The problem - Copy the listing verbatim, excluding any images found in it.
Start of Information shown
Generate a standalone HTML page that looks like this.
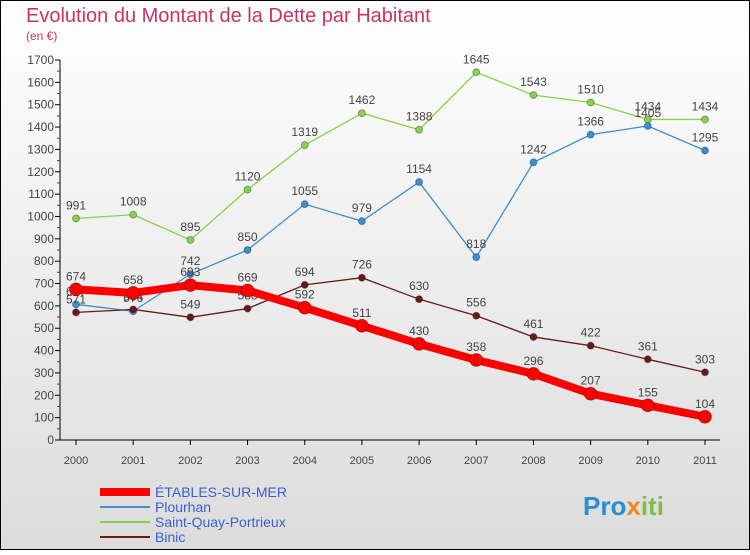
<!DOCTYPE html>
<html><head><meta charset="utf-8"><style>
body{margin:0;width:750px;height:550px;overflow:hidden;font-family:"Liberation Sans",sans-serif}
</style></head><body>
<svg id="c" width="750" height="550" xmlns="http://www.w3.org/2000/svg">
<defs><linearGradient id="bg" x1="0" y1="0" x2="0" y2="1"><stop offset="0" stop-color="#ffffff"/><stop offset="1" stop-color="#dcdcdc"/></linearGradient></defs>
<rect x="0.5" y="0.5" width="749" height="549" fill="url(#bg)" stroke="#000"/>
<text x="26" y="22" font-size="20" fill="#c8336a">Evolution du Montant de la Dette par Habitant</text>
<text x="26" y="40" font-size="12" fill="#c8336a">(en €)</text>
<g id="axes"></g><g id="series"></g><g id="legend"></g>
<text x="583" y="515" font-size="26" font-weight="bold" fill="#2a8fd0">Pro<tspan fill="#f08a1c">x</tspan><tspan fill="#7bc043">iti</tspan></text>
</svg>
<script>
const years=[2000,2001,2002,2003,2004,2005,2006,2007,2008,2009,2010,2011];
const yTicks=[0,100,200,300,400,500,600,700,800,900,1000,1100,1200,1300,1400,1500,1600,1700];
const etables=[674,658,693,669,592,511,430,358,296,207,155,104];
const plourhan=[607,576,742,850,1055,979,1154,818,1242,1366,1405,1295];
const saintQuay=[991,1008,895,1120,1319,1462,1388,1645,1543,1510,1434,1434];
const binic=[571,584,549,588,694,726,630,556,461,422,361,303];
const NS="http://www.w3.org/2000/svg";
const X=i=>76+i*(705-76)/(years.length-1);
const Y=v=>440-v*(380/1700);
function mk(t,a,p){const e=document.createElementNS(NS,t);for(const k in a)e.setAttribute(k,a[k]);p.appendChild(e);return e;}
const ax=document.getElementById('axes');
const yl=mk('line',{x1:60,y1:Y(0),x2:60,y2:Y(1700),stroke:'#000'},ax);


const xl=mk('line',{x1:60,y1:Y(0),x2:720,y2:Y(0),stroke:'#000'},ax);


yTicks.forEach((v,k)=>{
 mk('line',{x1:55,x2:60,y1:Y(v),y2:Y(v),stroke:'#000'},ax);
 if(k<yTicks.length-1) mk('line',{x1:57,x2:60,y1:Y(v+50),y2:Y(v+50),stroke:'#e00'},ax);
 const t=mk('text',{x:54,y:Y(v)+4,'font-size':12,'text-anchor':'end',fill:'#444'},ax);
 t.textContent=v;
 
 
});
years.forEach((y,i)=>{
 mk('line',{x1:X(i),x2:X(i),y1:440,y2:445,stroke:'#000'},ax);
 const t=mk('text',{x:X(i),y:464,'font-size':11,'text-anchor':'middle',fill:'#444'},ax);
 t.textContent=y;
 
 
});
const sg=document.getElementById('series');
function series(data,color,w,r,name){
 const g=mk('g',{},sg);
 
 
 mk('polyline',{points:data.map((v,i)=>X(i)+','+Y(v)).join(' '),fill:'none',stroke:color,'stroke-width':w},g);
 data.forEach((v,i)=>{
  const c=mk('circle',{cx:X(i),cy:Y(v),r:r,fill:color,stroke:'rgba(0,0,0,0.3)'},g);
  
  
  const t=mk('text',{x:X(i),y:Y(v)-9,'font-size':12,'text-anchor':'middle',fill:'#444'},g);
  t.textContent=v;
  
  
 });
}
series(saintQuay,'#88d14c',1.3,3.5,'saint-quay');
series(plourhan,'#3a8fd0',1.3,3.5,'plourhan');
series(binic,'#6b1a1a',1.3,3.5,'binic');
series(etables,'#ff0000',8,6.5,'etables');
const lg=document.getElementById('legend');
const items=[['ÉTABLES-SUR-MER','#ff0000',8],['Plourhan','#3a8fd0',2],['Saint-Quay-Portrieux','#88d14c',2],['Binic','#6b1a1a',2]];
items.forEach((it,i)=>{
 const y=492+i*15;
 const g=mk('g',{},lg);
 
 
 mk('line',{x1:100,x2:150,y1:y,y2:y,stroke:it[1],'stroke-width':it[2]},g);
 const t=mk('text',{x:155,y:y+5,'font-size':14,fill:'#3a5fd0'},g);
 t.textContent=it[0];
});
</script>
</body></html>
End of Information shown
Result of the task -
Generate a standalone HTML page that looks like this.
<!DOCTYPE html>
<html><head><meta charset="utf-8"><style>
body{margin:0;width:750px;height:550px;overflow:hidden;font-family:"Liberation Sans",sans-serif}
</style></head><body>
<svg id="c" width="750" height="550" xmlns="http://www.w3.org/2000/svg">
<defs><linearGradient id="bg" x1="0" y1="0" x2="0" y2="1"><stop offset="0" stop-color="#ffffff"/><stop offset="1" stop-color="#dcdcdc"/></linearGradient></defs>
<rect x="0.5" y="0.5" width="749" height="549" fill="url(#bg)" stroke="#000"/>
<text x="26" y="22" font-size="20" fill="#c8336a">Evolution du Montant de la Dette par Habitant</text>
<text x="26" y="40" font-size="12" fill="#c8336a">(en €)</text>
<g id="axes"></g><g id="series"></g><g id="legend"></g>
<text x="583" y="515" font-size="26" font-weight="bold" fill="#2a8fd0">Pro<tspan fill="#f08a1c">x</tspan><tspan fill="#7bc043">iti</tspan></text>
</svg>
<script>
const years=[2000,2001,2002,2003,2004,2005,2006,2007,2008,2009,2010,2011];
const yTicks=[0,100,200,300,400,500,600,700,800,900,1000,1100,1200,1300,1400,1500,1600,1700];
const etables=[674,658,693,669,592,511,430,358,296,207,155,104];
const plourhan=[607,576,742,850,1055,979,1154,818,1242,1366,1405,1295];
const saintQuay=[991,1008,895,1120,1319,1462,1388,1645,1543,1510,1434,1434];
const binic=[571,584,549,588,694,726,630,556,461,422,361,303];
const NS="http://www.w3.org/2000/svg";
const X=i=>76+i*(705-76)/(years.length-1);
const Y=v=>440-v*(380/1700);
function mk(t,a,p){const e=document.createElementNS(NS,t);for(const k in a)e.setAttribute(k,a[k]);p.appendChild(e);return e;}
const ax=document.getElementById('axes');
const yl=mk('line',{x1:60,y1:Y(0),x2:60,y2:Y(1700),stroke:'#000'},ax);


const xl=mk('line',{x1:60,y1:Y(0),x2:720,y2:Y(0),stroke:'#000'},ax);


yTicks.forEach((v,k)=>{
 mk('line',{x1:55,x2:60,y1:Y(v),y2:Y(v),stroke:'#000'},ax);
 if(k<yTicks.length-1) mk('line',{x1:57,x2:60,y1:Y(v+50),y2:Y(v+50),stroke:'#e00'},ax);
 const t=mk('text',{x:54,y:Y(v)+4,'font-size':12,'text-anchor':'end',fill:'#444'},ax);
 t.textContent=v;
 
 
});
years.forEach((y,i)=>{
 mk('line',{x1:X(i),x2:X(i),y1:440,y2:445,stroke:'#000'},ax);
 const t=mk('text',{x:X(i),y:464,'font-size':11,'text-anchor':'middle',fill:'#444'},ax);
 t.textContent=y;
 
 
});
const sg=document.getElementById('series');
function series(data,color,w,r,name){
 const g=mk('g',{},sg);
 
 
 mk('polyline',{points:data.map((v,i)=>X(i)+','+Y(v)).join(' '),fill:'none',stroke:color,'stroke-width':w},g);
 data.forEach((v,i)=>{
  const c=mk('circle',{cx:X(i),cy:Y(v),r:r,fill:color,stroke:'rgba(0,0,0,0.3)'},g);
  
  
  const t=mk('text',{x:X(i),y:Y(v)-9,'font-size':12,'text-anchor':'middle',fill:'#444'},g);
  t.textContent=v;
  
  
 });
}
series(saintQuay,'#88d14c',1.3,3.5,'saint-quay');
series(plourhan,'#3a8fd0',1.3,3.5,'plourhan');
series(binic,'#6b1a1a',1.3,3.5,'binic');
series(etables,'#ff0000',8,6.5,'etables');
const lg=document.getElementById('legend');
const items=[['ÉTABLES-SUR-MER','#ff0000',8],['Plourhan','#3a8fd0',2],['Saint-Quay-Portrieux','#88d14c',2],['Binic','#6b1a1a',2]];
items.forEach((it,i)=>{
 const y=492+i*15;
 const g=mk('g',{},lg);
 
 
 mk('line',{x1:100,x2:150,y1:y,y2:y,stroke:it[1],'stroke-width':it[2]},g);
 const t=mk('text',{x:155,y:y+5,'font-size':14,fill:'#3a5fd0'},g);
 t.textContent=it[0];
});
</script>
</body></html>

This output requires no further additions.